Provided data>
--
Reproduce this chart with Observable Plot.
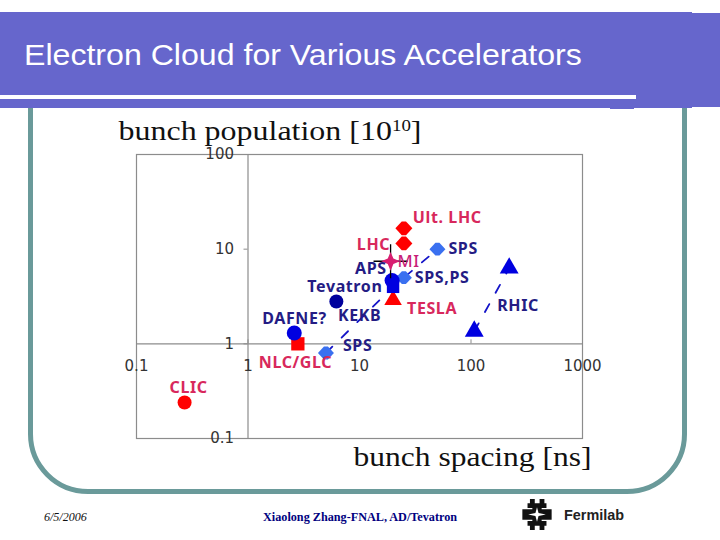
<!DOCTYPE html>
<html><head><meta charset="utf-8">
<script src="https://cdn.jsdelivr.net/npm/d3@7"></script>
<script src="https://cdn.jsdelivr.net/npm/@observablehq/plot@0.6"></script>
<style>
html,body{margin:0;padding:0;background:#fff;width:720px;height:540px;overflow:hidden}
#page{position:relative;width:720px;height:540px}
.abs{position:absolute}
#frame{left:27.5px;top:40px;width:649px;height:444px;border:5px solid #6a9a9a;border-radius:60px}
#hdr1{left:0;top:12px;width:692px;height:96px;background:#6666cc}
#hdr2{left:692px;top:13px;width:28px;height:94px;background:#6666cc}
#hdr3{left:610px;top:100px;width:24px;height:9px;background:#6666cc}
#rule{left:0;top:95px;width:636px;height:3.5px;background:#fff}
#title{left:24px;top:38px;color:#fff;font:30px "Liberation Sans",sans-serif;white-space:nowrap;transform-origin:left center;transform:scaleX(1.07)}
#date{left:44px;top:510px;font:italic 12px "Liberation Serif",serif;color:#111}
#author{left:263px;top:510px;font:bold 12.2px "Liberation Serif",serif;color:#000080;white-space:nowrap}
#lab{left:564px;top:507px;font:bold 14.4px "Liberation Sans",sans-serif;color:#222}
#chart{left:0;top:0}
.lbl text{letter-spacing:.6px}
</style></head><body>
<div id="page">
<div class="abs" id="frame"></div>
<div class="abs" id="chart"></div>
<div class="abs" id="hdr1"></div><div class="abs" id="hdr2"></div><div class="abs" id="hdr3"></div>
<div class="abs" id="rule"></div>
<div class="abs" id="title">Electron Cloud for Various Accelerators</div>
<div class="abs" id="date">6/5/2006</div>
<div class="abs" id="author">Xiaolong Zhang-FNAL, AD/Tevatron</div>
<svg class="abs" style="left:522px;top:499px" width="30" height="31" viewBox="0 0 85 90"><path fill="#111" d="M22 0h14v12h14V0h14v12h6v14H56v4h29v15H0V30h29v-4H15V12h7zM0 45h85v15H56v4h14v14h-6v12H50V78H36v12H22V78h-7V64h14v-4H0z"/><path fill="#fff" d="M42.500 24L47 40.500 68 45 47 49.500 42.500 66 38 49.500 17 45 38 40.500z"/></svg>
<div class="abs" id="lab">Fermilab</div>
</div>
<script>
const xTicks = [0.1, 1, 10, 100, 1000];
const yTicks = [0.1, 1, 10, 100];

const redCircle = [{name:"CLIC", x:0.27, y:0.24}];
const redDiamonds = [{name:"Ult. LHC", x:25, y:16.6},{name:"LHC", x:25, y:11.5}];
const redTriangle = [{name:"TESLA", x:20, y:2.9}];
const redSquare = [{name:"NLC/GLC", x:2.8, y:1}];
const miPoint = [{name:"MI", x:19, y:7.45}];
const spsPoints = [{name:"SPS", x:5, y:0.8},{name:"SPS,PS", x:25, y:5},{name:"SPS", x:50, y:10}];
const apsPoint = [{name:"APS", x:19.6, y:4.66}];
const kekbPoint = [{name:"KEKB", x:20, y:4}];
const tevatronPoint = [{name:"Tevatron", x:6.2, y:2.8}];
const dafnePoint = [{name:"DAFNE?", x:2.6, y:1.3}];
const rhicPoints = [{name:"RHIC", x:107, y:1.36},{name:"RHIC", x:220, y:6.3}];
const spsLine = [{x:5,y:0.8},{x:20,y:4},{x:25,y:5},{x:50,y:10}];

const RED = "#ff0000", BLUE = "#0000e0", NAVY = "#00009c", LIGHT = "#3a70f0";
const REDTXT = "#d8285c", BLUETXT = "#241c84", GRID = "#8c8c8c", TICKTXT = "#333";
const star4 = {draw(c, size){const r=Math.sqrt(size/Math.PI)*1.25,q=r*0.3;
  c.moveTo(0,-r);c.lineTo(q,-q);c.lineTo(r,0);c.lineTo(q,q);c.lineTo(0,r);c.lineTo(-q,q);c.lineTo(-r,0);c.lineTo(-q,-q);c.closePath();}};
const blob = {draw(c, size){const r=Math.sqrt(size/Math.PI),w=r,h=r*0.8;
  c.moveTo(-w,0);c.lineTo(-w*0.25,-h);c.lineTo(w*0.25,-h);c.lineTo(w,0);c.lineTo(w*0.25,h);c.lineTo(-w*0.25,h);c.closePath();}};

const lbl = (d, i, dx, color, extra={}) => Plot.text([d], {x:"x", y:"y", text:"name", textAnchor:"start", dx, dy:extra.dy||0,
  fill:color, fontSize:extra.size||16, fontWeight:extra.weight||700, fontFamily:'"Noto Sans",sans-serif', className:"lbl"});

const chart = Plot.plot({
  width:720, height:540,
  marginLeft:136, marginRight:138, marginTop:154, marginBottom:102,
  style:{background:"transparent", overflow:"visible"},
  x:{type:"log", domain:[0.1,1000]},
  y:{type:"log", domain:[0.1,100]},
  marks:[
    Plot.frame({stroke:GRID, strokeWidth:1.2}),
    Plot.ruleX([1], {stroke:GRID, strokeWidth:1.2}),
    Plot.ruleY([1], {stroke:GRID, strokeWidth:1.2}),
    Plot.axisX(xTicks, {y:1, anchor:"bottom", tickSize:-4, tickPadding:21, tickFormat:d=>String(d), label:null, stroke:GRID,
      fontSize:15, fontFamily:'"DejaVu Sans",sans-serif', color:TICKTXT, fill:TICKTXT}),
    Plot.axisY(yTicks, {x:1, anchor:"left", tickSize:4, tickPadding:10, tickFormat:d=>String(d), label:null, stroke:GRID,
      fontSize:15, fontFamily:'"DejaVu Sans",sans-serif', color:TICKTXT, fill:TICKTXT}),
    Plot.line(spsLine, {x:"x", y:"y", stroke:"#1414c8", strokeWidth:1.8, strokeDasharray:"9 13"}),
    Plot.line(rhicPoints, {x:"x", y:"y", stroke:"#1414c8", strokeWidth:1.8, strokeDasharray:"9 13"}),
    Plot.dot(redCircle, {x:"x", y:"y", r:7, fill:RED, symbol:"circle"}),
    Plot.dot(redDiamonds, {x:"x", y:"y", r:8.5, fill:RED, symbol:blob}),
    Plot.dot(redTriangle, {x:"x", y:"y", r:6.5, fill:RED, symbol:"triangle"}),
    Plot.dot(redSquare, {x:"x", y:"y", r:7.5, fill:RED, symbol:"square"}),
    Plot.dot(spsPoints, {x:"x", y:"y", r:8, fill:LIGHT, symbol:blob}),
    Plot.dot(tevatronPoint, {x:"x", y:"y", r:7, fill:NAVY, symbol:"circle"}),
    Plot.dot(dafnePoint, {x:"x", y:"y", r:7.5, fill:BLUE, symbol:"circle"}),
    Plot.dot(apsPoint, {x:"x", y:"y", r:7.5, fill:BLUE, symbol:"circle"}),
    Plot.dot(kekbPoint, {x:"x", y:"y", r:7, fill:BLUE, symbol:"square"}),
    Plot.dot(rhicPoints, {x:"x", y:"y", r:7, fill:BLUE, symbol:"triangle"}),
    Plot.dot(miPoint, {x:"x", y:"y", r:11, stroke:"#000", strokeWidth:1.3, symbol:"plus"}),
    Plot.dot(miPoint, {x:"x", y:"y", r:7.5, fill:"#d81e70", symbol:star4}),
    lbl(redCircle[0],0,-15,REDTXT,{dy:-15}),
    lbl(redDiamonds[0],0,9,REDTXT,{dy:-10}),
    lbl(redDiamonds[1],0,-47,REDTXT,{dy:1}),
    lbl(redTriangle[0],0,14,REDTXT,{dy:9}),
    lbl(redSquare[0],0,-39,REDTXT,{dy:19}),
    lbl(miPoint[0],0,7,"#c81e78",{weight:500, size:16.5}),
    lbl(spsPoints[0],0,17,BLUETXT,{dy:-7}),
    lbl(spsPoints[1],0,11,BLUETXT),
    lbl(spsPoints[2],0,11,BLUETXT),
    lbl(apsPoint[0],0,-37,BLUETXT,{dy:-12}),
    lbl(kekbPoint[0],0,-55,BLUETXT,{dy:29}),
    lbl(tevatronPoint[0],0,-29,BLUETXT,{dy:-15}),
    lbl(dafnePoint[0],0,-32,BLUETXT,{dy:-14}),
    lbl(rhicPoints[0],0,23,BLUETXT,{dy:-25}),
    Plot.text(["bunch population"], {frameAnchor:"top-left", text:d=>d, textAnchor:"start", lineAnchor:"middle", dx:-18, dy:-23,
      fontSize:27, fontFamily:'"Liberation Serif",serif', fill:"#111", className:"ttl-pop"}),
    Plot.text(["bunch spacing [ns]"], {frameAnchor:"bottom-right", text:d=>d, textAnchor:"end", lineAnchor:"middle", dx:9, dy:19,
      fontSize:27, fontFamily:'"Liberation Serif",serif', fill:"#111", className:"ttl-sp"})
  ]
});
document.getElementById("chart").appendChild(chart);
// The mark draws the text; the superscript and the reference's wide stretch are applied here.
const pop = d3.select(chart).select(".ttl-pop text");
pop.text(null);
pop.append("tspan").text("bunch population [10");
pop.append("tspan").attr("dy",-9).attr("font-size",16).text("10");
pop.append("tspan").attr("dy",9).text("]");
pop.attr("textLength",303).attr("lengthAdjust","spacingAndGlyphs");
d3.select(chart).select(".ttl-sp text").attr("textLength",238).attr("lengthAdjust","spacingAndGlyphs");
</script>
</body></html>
--
Restate the material word for word from its first line through the line containing "const yTicks = [0.1, 1, 10, 100];", both included; the pictures do not belong in it.

Full answer>
Reproduce this chart with Observable Plot.
<!DOCTYPE html>
<html><head><meta charset="utf-8">
<script src="https://cdn.jsdelivr.net/npm/d3@7"></script>
<script src="https://cdn.jsdelivr.net/npm/@observablehq/plot@0.6"></script>
<style>
html,body{margin:0;padding:0;background:#fff;width:720px;height:540px;overflow:hidden}
#page{position:relative;width:720px;height:540px}
.abs{position:absolute}
#frame{left:27.5px;top:40px;width:649px;height:444px;border:5px solid #6a9a9a;border-radius:60px}
#hdr1{left:0;top:12px;width:692px;height:96px;background:#6666cc}
#hdr2{left:692px;top:13px;width:28px;height:94px;background:#6666cc}
#hdr3{left:610px;top:100px;width:24px;height:9px;background:#6666cc}
#rule{left:0;top:95px;width:636px;height:3.5px;background:#fff}
#title{left:24px;top:38px;color:#fff;font:30px "Liberation Sans",sans-serif;white-space:nowrap;transform-origin:left center;transform:scaleX(1.07)}
#date{left:44px;top:510px;font:italic 12px "Liberation Serif",serif;color:#111}
#author{left:263px;top:510px;font:bold 12.2px "Liberation Serif",serif;color:#000080;white-space:nowrap}
#lab{left:564px;top:507px;font:bold 14.4px "Liberation Sans",sans-serif;color:#222}
#chart{left:0;top:0}
.lbl text{letter-spacing:.6px}
</style></head><body>
<div id="page">
<div class="abs" id="frame"></div>
<div class="abs" id="chart"></div>
<div class="abs" id="hdr1"></div><div class="abs" id="hdr2"></div><div class="abs" id="hdr3"></div>
<div class="abs" id="rule"></div>
<div class="abs" id="title">Electron Cloud for Various Accelerators</div>
<div class="abs" id="date">6/5/2006</div>
<div class="abs" id="author">Xiaolong Zhang-FNAL, AD/Tevatron</div>
<svg class="abs" style="left:522px;top:499px" width="30" height="31" viewBox="0 0 85 90"><path fill="#111" d="M22 0h14v12h14V0h14v12h6v14H56v4h29v15H0V30h29v-4H15V12h7zM0 45h85v15H56v4h14v14h-6v12H50V78H36v12H22V78h-7V64h14v-4H0z"/><path fill="#fff" d="M42.500 24L47 40.500 68 45 47 49.500 42.500 66 38 49.500 17 45 38 40.500z"/></svg>
<div class="abs" id="lab">Fermilab</div>
</div>
<script>
const xTicks = [0.1, 1, 10, 100, 1000];
const yTicks = [0.1, 1, 10, 100];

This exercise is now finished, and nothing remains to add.